As a matter of fact,  I saw it for the third time last night – and loved it every bit as much as the first two times.   Past of the reason is that it’s one of those movies with a million little details that contribute to its greatness,  and upon repeated viewing you notice more and more of them.   And it was fun to be there not only with Kathy (seeing it for the second time) but also with our friends Bob and Val Conner,  as well as another friend from church,  Joleen Carlson, who were all seeing it for the first time.  I have to confess that I was paying almost as much attention to them and to their thorough enjoyment of the movie as I was to the movie itself – and feeling mighty pleased with myself that I had gotten them there to see it.

Kathy will tell you from experience that on the way home from most movies,  I turn into Roger Ebert and dissect what we just saw . . . and even films that I have throughly enjoyed get this kind of intense analysis and critique.  (Drives her crazy.)   But after “Up” I was nearly struck dumb and mostly just babbled about how much I loved it. . .  and could scarcely think of a thing that I would change about it.   And more than anything, as I walked out of the theater I thought to myself “the people who made this movie are amazing geniuses – and I can’t wait to see what they come up with next.”   How often do you walk out of a movie thinking that?

Something which galvanized me to even more feverish zeal was when Kathy showed me an on-line review of the movie which dismissed it as an awful choice for children because it’s so dark and pessimistic and with far too much attention given to death.  Someone replied on the website that if you subscribe to that kind of thinking, you had better keep your children away from “Bambi,” “Old Yeller,” and “The Lion King.”   From where I sit, the presence of death in the story of “Up” is one of the things which makes it such an exceptional film – and it makes me appreciate all the more that the creators of this film didn’t play it safe or subscribe to tired formula.  This movie has such heart-  and actually that heart is there not only in the two main characters- the crusty old man as well as the earnest young scout – but also in the well-meaning dog (“Dug”) that eventually joins them on their adventure.   In fact, that’s another rather daring thing about the movie- that Dug provides plenty of laughs but also a couple of the most painful moments in the movie when he is either ostracized or physically abused by the other dogs in Paradise Falls.  It took some thinking outside of the box to make such a thing happen.  (It would be the same thing as having Marcellus in “The Music Man” shift from zany goofiness to vulnerable tenderness.  999 out of 1000 filmmakers never dare to take a comedy relief character and make something more out of them.  But they do it with “Dug” in “Up.”)

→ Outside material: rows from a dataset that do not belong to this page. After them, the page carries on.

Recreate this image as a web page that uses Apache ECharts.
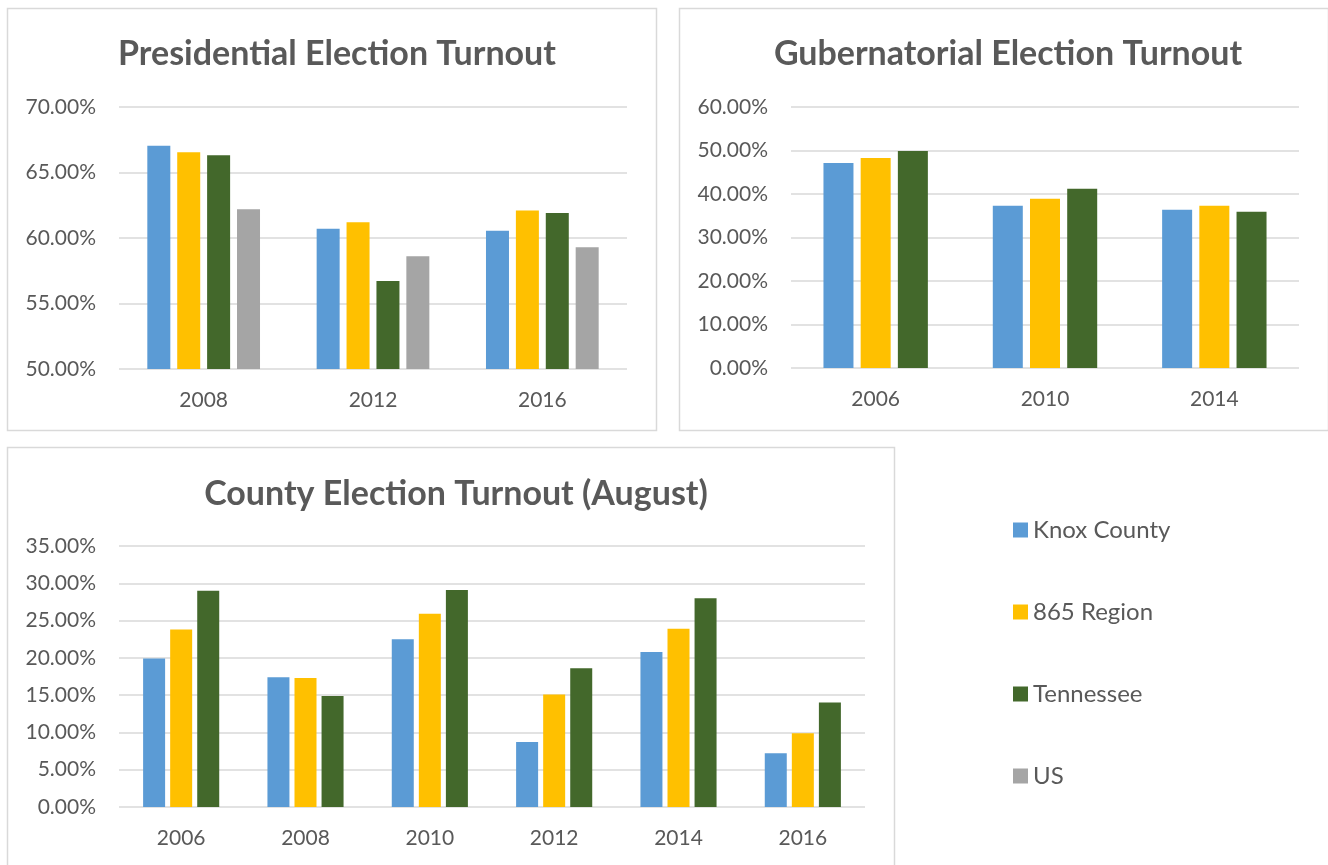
<!DOCTYPE html>
<html>
<head>
<meta charset="utf-8">
<script src="https://cdn.jsdelivr.net/npm/echarts@6/dist/echarts.min.js"></script>
<style>
  html, body { margin: 0; padding: 0; background: #fff; }
  #chart { width: 1328px; height: 865px; }
</style>
</head>
<body>
<div id="chart"></div>
<script>
// data (turnout, percent)
const seriesNames = ["Knox County", "865 Region", "Tennessee", "US"];
const colors = ["#5B9BD5", "#FFC000", "#43682B", "#A5A5A5"];

const presYears = ["2008", "2012", "2016"];
const presKnox = [67.04, 60.70, 60.55];
const presRegion = [66.54, 61.21, 62.10];
const presTN = [66.31, 56.72, 61.90];
const presUS = [62.20, 58.60, 59.30];

const gubYears = ["2006", "2010", "2014"];
const gubKnox = [47.1, 37.3, 36.4];
const gubRegion = [48.3, 38.9, 37.3];
const gubTN = [49.9, 41.2, 35.9];

const countyYears = ["2006", "2008", "2010", "2012", "2014", "2016"];
const countyKnox = [19.9, 17.4, 22.5, 8.7, 20.8, 7.2];
const countyRegion = [23.8, 17.3, 25.9, 15.1, 23.9, 9.9];
const countyTN = [29.0, 14.9, 29.1, 18.6, 28.0, 14.0];

const font = "Lato";
const textColor = "#595959";
const gridColor = "#D9D9D9";

const chart = echarts.init(document.getElementById("chart"));

const yAxisBase = (gridIndex, min, max, interval) => ({
    type: "value",
    gridIndex: gridIndex,
    min: min,
    max: max,
    interval: interval,
    axisLine: { show: false },
    axisTick: { show: false },
    axisLabel: {
        margin: 23,
        fontFamily: font,
        fontSize: 21,
        color: textColor,
        formatter: (v) => v.toFixed(2) + "%",
    },
    splitLine: { lineStyle: { color: gridColor, width: 1.5 } },
});

const xAxisBase = (gridIndex, years) => ({
    type: "category",
    gridIndex: gridIndex,
    data: years,
    axisLine: { show: false },
    axisTick: { show: false },
    axisLabel: {
        margin: 21,
        fontFamily: font,
        fontSize: 21,
        color: textColor,
    },
});

const bar = (name, idx, data, width, gap) => ({
    name: name,
    type: "bar",
    xAxisIndex: idx,
    yAxisIndex: idx,
    data: data,
    barWidth: width,
    barGap: gap,
    itemStyle: { color: colors[seriesNames.indexOf(name)] },
    emphasis: { disabled: true },
});

const titleStyle = {
    fontFamily: font,
    fontWeight: "bold",
    fontSize: 34,
    color: textColor,
};

const option = {
    animation: false,
    backgroundColor: "#fff",
    title: [
        { text: "Presidential Election Turnout", left: 332, top: 32, textAlign: "center", textStyle: titleStyle },
        { text: "Gubernatorial Election Turnout", left: 1003, top: 32, textAlign: "center", textStyle: titleStyle },
        { text: "County Election Turnout (August)", left: 451, top: 472, textAlign: "center", textStyle: titleStyle },
    ],
    legend: {
        orient: "vertical",
        left: 1008,
        top: 512,
        icon: "rect",
        itemWidth: 15,
        itemHeight: 15,
        itemGap: 56,
        data: seriesNames,
        textStyle: { fontFamily: font, fontSize: 24, color: textColor, lineHeight: 26 },
    },
    grid: [
        { left: 119, top: 107, width: 508, height: 262 },
        { left: 791, top: 107, width: 508, height: 261 },
        { left: 119, top: 546, width: 746, height: 261 },
    ],
    xAxis: [
        xAxisBase(0, presYears),
        xAxisBase(1, gubYears),
        xAxisBase(2, countyYears),
    ],
    yAxis: [
        yAxisBase(0, 50, 70, 5),
        yAxisBase(1, 0, 60, 10),
        yAxisBase(2, 0, 35, 5),
    ],
    graphic: [
        { type: "rect", shape: { x: 7.5, y: 8.5, width: 649, height: 422 }, style: { fill: null, stroke: gridColor, lineWidth: 1.5 }, z: -1 },
        { type: "rect", shape: { x: 679.5, y: 8.5, width: 649, height: 422 }, style: { fill: null, stroke: gridColor, lineWidth: 1.5 }, z: -1 },
        { type: "rect", shape: { x: 7.5, y: 447.5, width: 887, height: 440 }, style: { fill: null, stroke: gridColor, lineWidth: 1.5 }, z: -1 },
    ],
    series: [
        bar("Knox County", 0, presKnox, 23, "30%"),
        bar("865 Region", 0, presRegion, 23, "30%"),
        bar("Tennessee", 0, presTN, 23, "30%"),
        bar("US", 0, presUS, 23, "30%"),
        bar("Knox County", 1, gubKnox, 30, "24%"),
        bar("865 Region", 1, gubRegion, 30, "24%"),
        bar("Tennessee", 1, gubTN, 30, "24%"),
        bar("Knox County", 2, countyKnox, 22, "23%"),
        bar("865 Region", 2, countyRegion, 22, "23%"),
        bar("Tennessee", 2, countyTN, 22, "23%"),
    ],
};

chart.setOption(option);
</script>
</body>
</html>
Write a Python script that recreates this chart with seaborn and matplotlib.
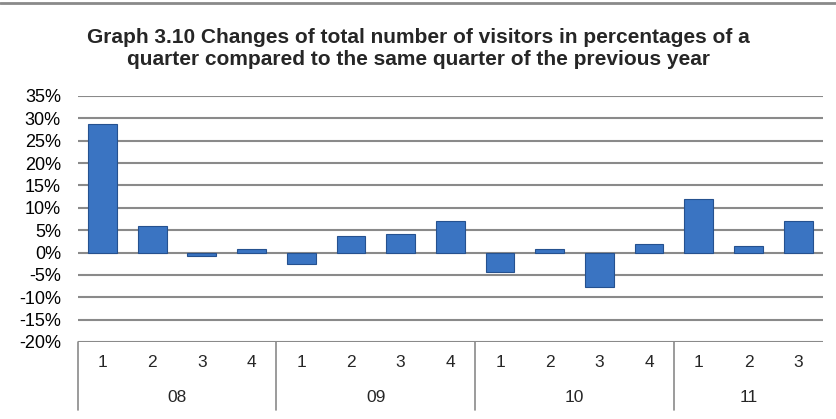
import matplotlib
matplotlib.use("Agg")
import matplotlib.pyplot as plt
import matplotlib.transforms as mtransforms
import seaborn as sns
import pandas as pd

years = ["08", "09", "10", "11"]
quarters = [["1", "2", "3", "4"], ["1", "2", "3", "4"], ["1", "2", "3", "4"], ["1", "2", "3"]]
values = [28.8, 6.0, -0.7, 0.7, -2.5, 3.6, 4.1, 7.0, -4.3, 0.8, -7.7, 1.9, 12.0, 1.5, 7.0]
yticks = [-20, -15, -10, -5, 0, 5, 10, 15, 20, 25, 30, 35]
title = ("Graph 3.10 Changes of total number of visitors in percentages of a\n"
         "quarter compared to the same quarter of the previous year")

cats = []
qlabels = []
for y, qs in zip(years, quarters):
    for q in qs:
        cats.append(f"{y}-{q}")
        qlabels.append(q)
df = pd.DataFrame({"cat": cats, "value": values})

sns.set_theme(style="white")
plt.rcParams["font.family"] = ["Liberation Sans", "DejaVu Sans"]

fig = plt.figure(figsize=(8.37, 4.19), dpi=100)
ax = fig.add_axes([0.0927, 0.1838, 0.8906, 0.5872])

sns.barplot(data=df, x="cat", y="value", order=cats, color="#3a74c2",
            width=0.58, edgecolor="#25518f", linewidth=0.8, saturation=1, ax=ax)

ax.set_ylim(-20, 35)
ax.set_xlim(-0.5, len(cats) - 0.5)
ax.set_yticks(yticks)
ax.set_yticklabels([f"{t}%" for t in yticks], fontsize=13, color="#000000")
ax.tick_params(axis="y", length=0, pad=12)
ax.set_xticks([])
ax.set_xlabel("")
ax.set_ylabel("")
for s in ax.spines.values():
    s.set_visible(False)
ax.grid(False)
for t in yticks:
    ax.axhline(t, color="#8a8a8a", linewidth=1.5, zorder=0)

# multi-level category axis
trans = mtransforms.blended_transform_factory(ax.transData, ax.transAxes)
h = 246.0
qy = -(363 - 342) / h
yy = -(398 - 342) / h
ylow = -(410 - 342) / h
for i, q in enumerate(qlabels):
    ax.text(i, qy, q, transform=trans, ha="center", va="center", fontsize=12.5)
start = 0
for y, qs in zip(years, quarters):
    n = len(qs)
    ax.text(start + (n - 1) / 2, yy, y, transform=trans, ha="center", va="center", fontsize=12.5)
    ax.plot([start - 0.5, start - 0.5], [0, ylow], transform=trans, color="#8a8a8a",
            linewidth=1.2, clip_on=False)
    start += n

fig.text(0.5, 0.884, title, ha="center", va="center", fontsize=15, fontweight="bold",
         linespacing=1.2)
fig.add_artist(plt.Line2D([0, 1], [1 - 3.5 / 419, 1 - 3.5 / 419], color="#8a8a8a",
                          linewidth=2, transform=fig.transFigure))

fig.savefig("out.png", dpi=100)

By the way,  the second of the three times I saw “Up” it was in 3-D. . .  and I’m glad I did.  For as visually breathtaking as this movie in regular old 2-D (and it really, truly is)  it’s even more wonderful to look at with those goofy glasses on.  If you get the chance to see it in 3-D I would recommend it.

And whatever you do,  make sure you’re there on time so you get to see the hilarious short film that proceeds it.  It’s called “Party Cloudy” and – like “Up” – it’s a marvelous mix of heart and hilarity and worth the the price of admission in and of itself.

End of Sermon.

For now.

pictured:  a neat image from towards the end of “Up” as the main character watches his house float away into the distance.   I took this photo of the movie screen yesterday but did my best to do so surreptitiously, so as not to distract anyone else,  which is why it’s not perfectly framed or focused.   But the image reinforces the fact that this is in no way an ordinary or predictable movie.